Nobody should have to try to do their job and look over their shoulder at the same time. If you happen to be friends with your boss, you should never use that relationship to weaken a colleague’s standing within the company.

If you develop an issue with your boss, attempt to resolve the situation by sitting down and discussing it with them. If that doesn’t work, the next step would be to involve your Human Resources department, not your personal connection.

Related: How to Give Feedback to Your Boss

DON’T USE YOUR FRIENDSHIP AS AN EXCUSE

Prior to considering this position, I wanted it to be clear to Joe, and his wife, that if he were offering this position to me out of some sense of obligation (as a friend), that I didn’t want it.

Yes, I said that to him, point blank. (I told his wife the same thing).

His response was list of reasons and examples that he had compiled about why this position would be great for me. To say that I was impressed and humbled would be an understatement.

After I accepted the position, I made a point to know, in detail, what it was that Joe expected of me. Not only because I was moving into an entirely new field, but also because I did not want to be caught unaware. If people in the company knew, or found out, that I had a personal connection to Joe, I wanted to make it plainly clear that I am more than capable of fulfilling the duties of the position, on my own accord.

It’s never good when someone is hired on at a company due to a personal relationship, and then relies on others to do their job. People will quickly start to resent your lack of work ethic, willingness to participate, and/or the need for your hiring in the first place.
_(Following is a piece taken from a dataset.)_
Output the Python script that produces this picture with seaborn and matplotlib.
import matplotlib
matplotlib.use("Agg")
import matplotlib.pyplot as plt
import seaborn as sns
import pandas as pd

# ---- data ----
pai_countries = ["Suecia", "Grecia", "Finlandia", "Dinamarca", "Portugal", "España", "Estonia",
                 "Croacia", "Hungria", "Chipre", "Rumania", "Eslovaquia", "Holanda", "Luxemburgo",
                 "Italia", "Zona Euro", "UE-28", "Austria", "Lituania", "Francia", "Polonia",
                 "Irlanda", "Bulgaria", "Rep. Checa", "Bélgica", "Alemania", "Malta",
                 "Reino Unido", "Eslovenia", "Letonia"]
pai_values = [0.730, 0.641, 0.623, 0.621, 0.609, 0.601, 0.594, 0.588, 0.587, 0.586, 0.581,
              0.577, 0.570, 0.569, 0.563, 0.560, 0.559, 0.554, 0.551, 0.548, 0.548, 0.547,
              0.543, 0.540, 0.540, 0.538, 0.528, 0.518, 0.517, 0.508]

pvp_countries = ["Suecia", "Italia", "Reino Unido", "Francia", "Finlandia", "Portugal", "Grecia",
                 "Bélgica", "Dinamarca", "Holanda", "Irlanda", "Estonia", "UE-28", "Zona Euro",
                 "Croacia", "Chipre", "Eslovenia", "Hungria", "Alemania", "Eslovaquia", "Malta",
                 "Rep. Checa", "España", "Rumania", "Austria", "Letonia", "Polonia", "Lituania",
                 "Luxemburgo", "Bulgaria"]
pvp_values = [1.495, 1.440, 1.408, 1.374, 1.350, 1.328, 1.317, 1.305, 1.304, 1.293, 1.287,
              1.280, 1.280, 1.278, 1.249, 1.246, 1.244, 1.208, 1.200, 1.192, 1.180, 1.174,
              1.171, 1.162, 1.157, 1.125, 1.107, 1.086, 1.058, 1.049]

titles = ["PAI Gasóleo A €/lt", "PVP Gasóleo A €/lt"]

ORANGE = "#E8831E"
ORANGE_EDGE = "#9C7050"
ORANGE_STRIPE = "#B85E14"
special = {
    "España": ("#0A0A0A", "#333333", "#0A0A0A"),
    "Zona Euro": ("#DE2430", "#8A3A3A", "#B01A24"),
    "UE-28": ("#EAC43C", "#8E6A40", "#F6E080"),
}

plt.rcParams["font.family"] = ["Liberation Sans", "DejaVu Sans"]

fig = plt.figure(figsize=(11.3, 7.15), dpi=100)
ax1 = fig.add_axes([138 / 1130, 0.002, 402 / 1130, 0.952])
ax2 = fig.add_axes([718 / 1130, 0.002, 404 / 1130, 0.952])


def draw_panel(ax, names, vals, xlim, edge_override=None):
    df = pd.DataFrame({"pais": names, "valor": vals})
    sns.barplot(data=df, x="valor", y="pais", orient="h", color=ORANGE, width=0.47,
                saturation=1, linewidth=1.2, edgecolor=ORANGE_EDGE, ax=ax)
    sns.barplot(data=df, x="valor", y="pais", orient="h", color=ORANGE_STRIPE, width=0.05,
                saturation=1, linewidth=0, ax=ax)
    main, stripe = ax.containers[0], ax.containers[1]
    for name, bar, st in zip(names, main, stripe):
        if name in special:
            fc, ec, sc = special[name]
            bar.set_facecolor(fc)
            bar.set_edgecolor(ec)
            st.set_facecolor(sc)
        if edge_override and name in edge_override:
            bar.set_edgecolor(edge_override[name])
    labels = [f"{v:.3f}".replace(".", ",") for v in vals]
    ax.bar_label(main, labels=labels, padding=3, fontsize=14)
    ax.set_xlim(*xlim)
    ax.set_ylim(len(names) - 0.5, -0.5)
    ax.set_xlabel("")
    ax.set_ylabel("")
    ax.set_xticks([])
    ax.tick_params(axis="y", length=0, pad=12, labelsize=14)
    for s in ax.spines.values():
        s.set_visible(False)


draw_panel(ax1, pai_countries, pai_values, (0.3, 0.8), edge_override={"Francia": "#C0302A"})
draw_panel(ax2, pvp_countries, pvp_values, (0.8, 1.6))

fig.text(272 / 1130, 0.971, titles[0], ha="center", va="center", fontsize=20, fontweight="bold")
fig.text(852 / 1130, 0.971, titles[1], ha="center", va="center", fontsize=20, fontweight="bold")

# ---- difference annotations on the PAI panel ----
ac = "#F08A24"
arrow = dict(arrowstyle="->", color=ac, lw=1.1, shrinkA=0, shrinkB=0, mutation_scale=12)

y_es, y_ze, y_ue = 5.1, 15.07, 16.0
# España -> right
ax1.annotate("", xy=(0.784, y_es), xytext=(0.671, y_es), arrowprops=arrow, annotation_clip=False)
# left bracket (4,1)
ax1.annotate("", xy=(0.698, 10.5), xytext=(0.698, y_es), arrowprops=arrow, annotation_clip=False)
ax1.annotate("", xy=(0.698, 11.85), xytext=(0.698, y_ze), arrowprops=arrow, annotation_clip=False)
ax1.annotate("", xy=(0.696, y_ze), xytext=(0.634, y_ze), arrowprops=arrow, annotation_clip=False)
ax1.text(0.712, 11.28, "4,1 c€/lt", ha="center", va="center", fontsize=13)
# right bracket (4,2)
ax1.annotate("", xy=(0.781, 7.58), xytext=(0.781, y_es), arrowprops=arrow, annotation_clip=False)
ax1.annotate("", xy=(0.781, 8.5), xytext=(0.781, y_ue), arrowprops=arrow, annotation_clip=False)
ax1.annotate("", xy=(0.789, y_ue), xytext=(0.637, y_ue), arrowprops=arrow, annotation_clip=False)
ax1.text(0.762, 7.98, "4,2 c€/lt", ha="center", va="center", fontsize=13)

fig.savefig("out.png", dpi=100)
DON’T AIR YOUR DIRTY LAUNDRY OUTSIDE OF THE OFFICE

A number of workplaces offer opportunities to socialize outside of the office, whether it’s an organized event, or simply an after-work drink. These situations are great, because they offer you a chance to get to know your colleagues better. However, if you’re friends with the boss, you should never offer up information or gossip about what’s going on in their life.

If you’re friends with the boss, you should never offer up information or gossip about what’s going on in their life.
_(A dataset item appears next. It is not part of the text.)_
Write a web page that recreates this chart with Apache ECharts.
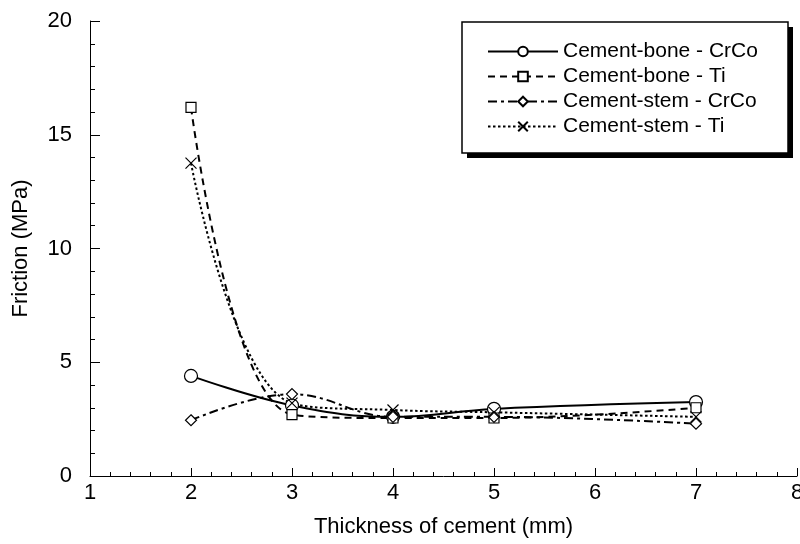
<!DOCTYPE html>
<html><head><meta charset="utf-8">
<script src="https://cdn.jsdelivr.net/npm/echarts@6/dist/echarts.min.js"></script>
<style>html,body{margin:0;padding:0;background:#fff}#c{width:800px;height:544px}</style>
</head><body><div id="c"></div>
<script>
const thickness = [2, 3, 4, 5, 7];
const boneCrCo = [4.4, 3.1, 2.6, 2.95, 3.25];
const boneTi = [16.2, 2.7, 2.55, 2.55, 3.0];
const stemCrCo = [2.45, 3.6, 2.6, 2.6, 2.3];
const stemTi = [13.75, 3.2, 2.9, 2.8, 2.6];
const seriesNames = ['Cement-bone - CrCo', 'Cement-bone - Ti', 'Cement-stem - CrCo', 'Cement-stem - Ti'];

const font = 'Liberation Sans, Arial, sans-serif';
const crossPath = 'path://M0,0L10,10M10,0L0,10';
function pts(arr){ return thickness.map((x,i)=>[x, arr[i]]); }
function mk(name, data, dash, symbol, size){
  return {
    name, type:'line', data: pts(data), smooth: 0.4,
    symbol, symbolSize: size, showSymbol: true,
    lineStyle: {color:'#000', width: 2, type: dash},
    itemStyle: {color: symbol===crossPath ? 'none' : '#fff', borderColor:'#000', borderWidth: 1.2},
    emphasis: {disabled: true}
  };
}
const chart = echarts.init(document.getElementById('c'));
chart.setOption({
  animation: false,
  grid: {left: 90, right: 3, top: 21, bottom: 68, containLabel: false, outerBoundsMode: 'none'},
  xAxis: {
    type: 'value', min: 1, max: 8, interval: 1,
    name: 'Thickness of cement (mm)', nameLocation: 'middle', nameGap: 40,
    nameTextStyle: {fontFamily: font, fontSize: 22, color: '#000'},
    axisLine: {lineStyle: {color: '#000', width: 1}},
    axisTick: {inside: true, length: 8, lineStyle: {color: '#000'}},
    minorTick: {show: true, splitNumber: 5, length: 4, lineStyle: {color: '#000'}},
    axisLabel: {fontFamily: font, fontSize: 22, color: '#000', margin: 6},
    splitLine: {show: false}
  },
  yAxis: {
    type: 'value', min: 0, max: 20, interval: 5,
    name: 'Friction (MPa)', nameLocation: 'middle', nameGap: 58,
    nameTextStyle: {fontFamily: font, fontSize: 22, color: '#000'},
    axisLine: {show: true, lineStyle: {color: '#000', width: 1}},
    axisTick: {show: true, inside: true, length: 10, lineStyle: {color: '#000'}},
    minorTick: {show: true, splitNumber: 5, length: 5, lineStyle: {color: '#000'}},
    axisLabel: {fontFamily: font, fontSize: 22, color: '#000', margin: 18},
    splitLine: {show: false}
  },
  graphic: [
    {type: 'rect', z: 1, shape: {x: 467, y: 27, width: 326, height: 131}, style: {fill: '#000'}},
    {type: 'rect', z: 2, shape: {x: 462, y: 22, width: 326, height: 131}, style: {fill: '#fff', stroke: '#000', lineWidth: 1.5}}
  ],
  legend: {
    orient: 'vertical', left: 482, top: 36, z: 10,
    itemWidth: 70, itemHeight: 12, itemGap: 4,
    textStyle: {fontFamily: font, fontSize: 21, color: '#000', lineHeight: 21},
    data: seriesNames
  },
  series: [
    mk(seriesNames[0], boneCrCo, 'solid', 'circle', 13),
    mk(seriesNames[1], boneTi, [7,5], 'rect', 10),
    mk(seriesNames[2], stemCrCo, [9,4,3,4], 'diamond', 11),
    mk(seriesNames[3], stemTi, [2.5,2.5], crossPath, 11)
  ]
});
</script></body></html>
Do not run your mouth, telling people about the boss and his life, in hopes of gaining ground with your colleagues. That makes you not only a gossiping subordinate, but also a bad friend. I would never offer up information about Joe’s personal life to my coworkers, it’s none of my—or anyone else’s—business.

In the same vein, socializing with personal friends can be a great stress reliever. You go out, have some great conversations and a lot of laughs, and everyone feels a bit better afterwards. Not only does everyone get to blow off some steam, but it also means a break from work life. If your boss is part of your close circle of friends, it can be a balancing act to actively avoid making references to work. Sometimes, though, it can seem unavoidable.
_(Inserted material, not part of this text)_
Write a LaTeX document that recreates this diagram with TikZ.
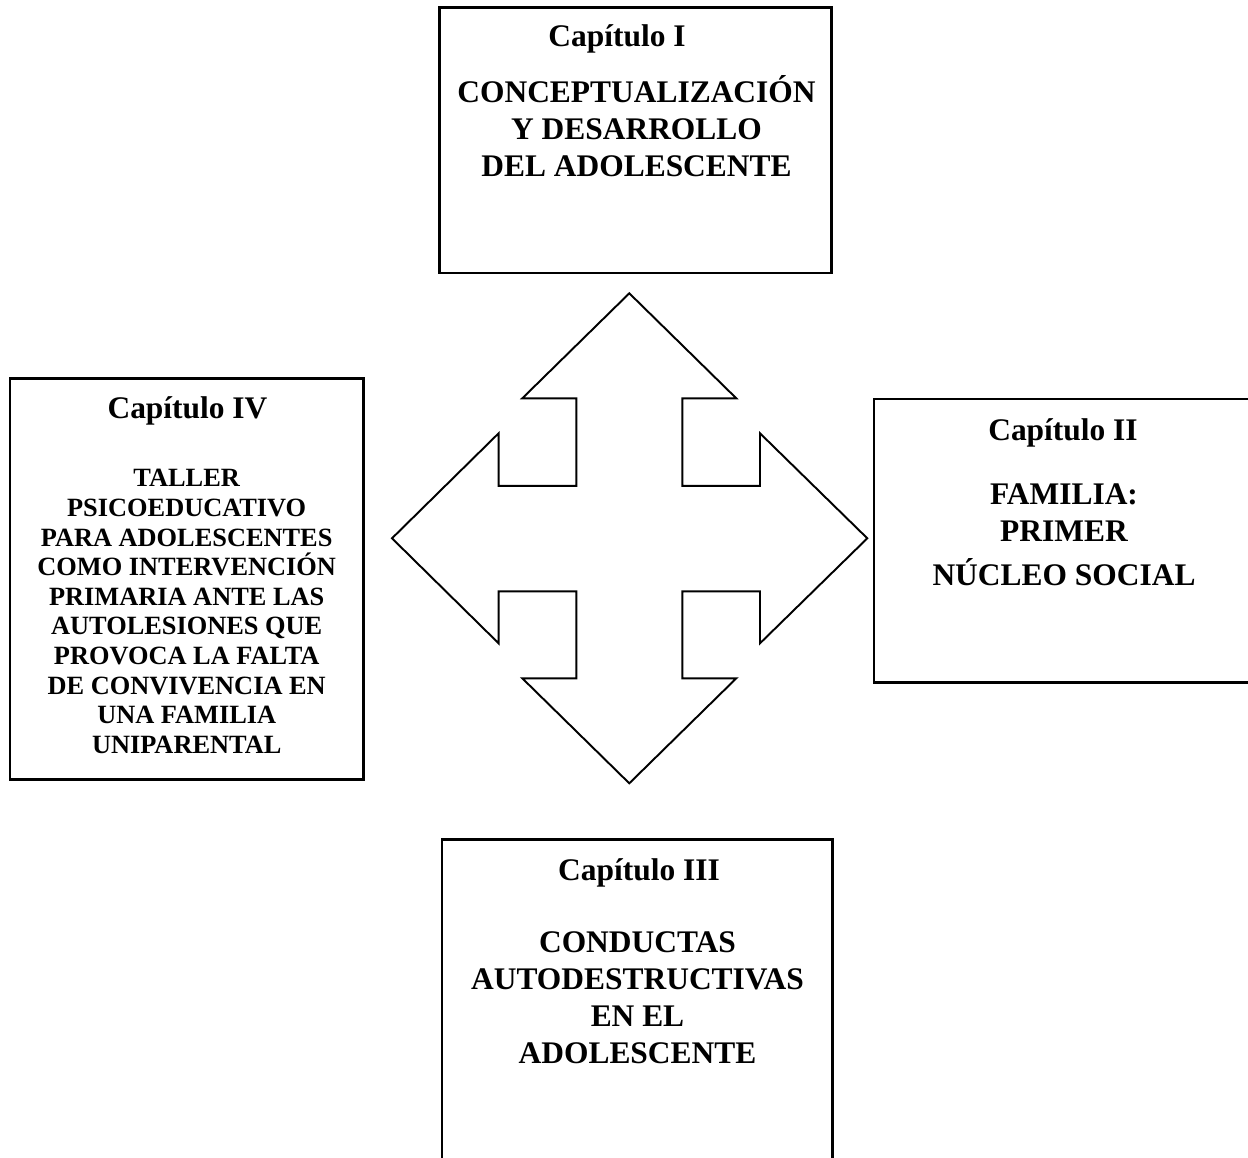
\documentclass[tikz,border=0pt]{standalone}
\usepackage{fontspec}
\setmainfont{Liberation Serif}

\tikzset{
  chapter/.style = {rectangle, draw, line width=1.4pt, inner sep=0pt},
  chaptitle/.style = {anchor=base, inner sep=0pt,
    font=\fontsize{17.9}{21}\selectfont\bfseries},
  % multi-line text: base is the baseline of the last line
  chaptext/.style = {anchor=base, inner sep=0pt, align=center,
    font=\fontsize{17.9}{21}\selectfont\bfseries},
  chaptext-small/.style = {chaptext,
    font=\fontsize{15}{16.85}\selectfont\bfseries},
  quad-arrow/.style = {draw, line width=1.1pt, line join=miter}
}

\begin{document}
\begin{tikzpicture}[x=0.02cm, y=-0.02cm]
\useasboundingbox (0,0) rectangle (1248,1157);

% chapter boxes
\node[chapter, minimum width=7.85cm, minimum height=5.31cm] (cap1) at (635.5,140) {};
\node[chapter, minimum width=7.56cm, minimum height=5.67cm] (cap2) at (1063,540.9) {};
\node[chapter, minimum width=7.82cm, minimum height=6.45cm] (cap3) at (637.2,1000.7) {};
\node[chapter, minimum width=7.07cm, minimum height=8.02cm] (cap4) at (186.7,578.8) {};

% titles
\node[chaptitle] (cap1-title) at (617,46.7) {Capítulo I};
\node[chaptitle] (cap2-title) at (1063,440) {Capítulo II};
\node[chaptitle] (cap3-title) at (639,880) {Capítulo III};
\node[chaptitle] (cap4-title) at (187.5,418.3) {Capítulo IV};

% contents
\node[chaptext] (cap1-text) at (636.5,176.7)
  {CONCEPTUALIZACIÓN\\Y DESARROLLO\\DEL ADOLESCENTE};
\node[chaptext] (cap2-text) at (1064,585)
  {FAMILIA:\\PRIMER\\[0.13cm]NÚCLEO SOCIAL};
\node[chaptext] (cap3-text) at (637.5,1063.3)
  {CONDUCTAS\\AUTODESTRUCTIVAS\\EN EL\\ADOLESCENTE};
\node[chaptext-small] (cap4-text) at (186.7,753.3)
  {TALLER\\PSICOEDUCATIVO\\PARA ADOLESCENTES\\COMO INTERVENCIÓN\\PRIMARIA ANTE LAS\\AUTOLESIONES QUE\\PROVOCA LA FALTA\\DE CONVIVENCIA EN\\UNA FAMILIA\\UNIPARENTAL};

% four-way arrow in the middle
\draw[quad-arrow, shift={(629.3,538.3)}]
  (0,-245) -- (107,-140) -- (53,-140) -- (53,-52.5) -- (130.7,-52.5)
  -- (130.7,-105) -- (238,0) -- (130.7,105) -- (130.7,53) -- (53,53)
  -- (53,140) -- (107,140) -- (0,245) -- (-107,140) -- (-53,140)
  -- (-53,53) -- (-130.7,53) -- (-130.7,105) -- (-237.3,0)
  -- (-130.7,-105) -- (-130.7,-52.5) -- (-53,-52.5) -- (-53,-140)
  -- (-107,-140) -- cycle;
\end{tikzpicture}
\end{document}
If you’ve got nothing but great things to say, then don’t be afraid to share some tidbits about your career. But if you’re unhappy, or there’s tension about a particular person or situation, you should not use a social situation as an opportunity to bend your boss’ ear about things happening at work. Just like you, your boss needs a break from work. Let it go. Leave it at the office.

Just like you, your boss needs a break from work. Let it go. Leave it at the office.

It is a completely different dynamic when you become friends with your boss. {Click to Tweet} That is something that most people hope for and strive to achieve. But when you’re friends first? Trying to navigate between the personal and the professional with your boss can feel like you’re walking on a tightrope.

The best thing to do is make sure you both are on the same page, and talk out any issues that arise—because if it doesn’t work out and you lose your balance, you might lose your job…and your friendship.